Bangkok (AsiaNews/Agencies) – The United Nations called on Thailand yesterday to release immediately people languishing in jail for unduly long periods and amend its "vague and broad" lese-majesty legislation in order to bring it in line with international human rights standards.

"We call for the immediate release of those who have been jailed or held in prolonged pre-trial detention for exercising their rights to freedom of expression," said Ravina Shamdasani, spokeswoman for the UN High Commissioner for Human Rights.

“Until the law is amended, such laws should not be used arbitrarily to curb debate on critical issues of public interest, even when it involves criticism of heads of state or government."

Since Thailand’s military led by Prayuth Chan-ocha seized power in May 2014, at least 40 people have been convicted or awaiting trial in jail for crimes related to section 112 of Thailand’s Penal Code (on lese-majesty).

Last Friday, a martial court in Bangkok sentenced a travel agent, Phongsak Sribunpeng, to 30 years in prison for posting six critical comments about the royal family on Facebook.
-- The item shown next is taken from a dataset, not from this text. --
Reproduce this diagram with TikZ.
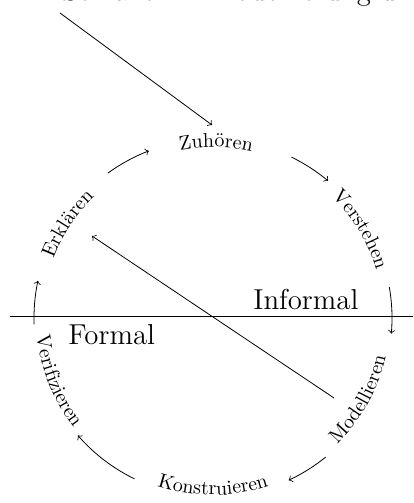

Initially, the judges had inflicted 60 years, ten for each post, but reduced the sentence when the defendant confessed.

Recently, the United Nations in Geneva has reacted to the shockingly disproportionate prison terms handed down over the past few months by Thai courts in lese-majesty cases.

"These are the heaviest sentences we have recorded since 2006, when we began documenting cases of individuals prosecuted for lese majeste offences," said Shamdasani.

Such cases are particularly shocking since some of those convicted in recent months are people with psychosocial disabilities.

Thai King Bhumibol Adulyadej is 87. He has been on the throne for 69 years, making him the longest reigning monarch in the world.

For many ordinary Thais, he is a semi-god. However, some Thais have become increasingly (but silently) critical of the monarchy because of widespread corruption among the monarch’s inner circles.

For some critics, the ruling military junta  has recently used the country’s lese-majesty laws to crack down on dissent and rule with an iron fist.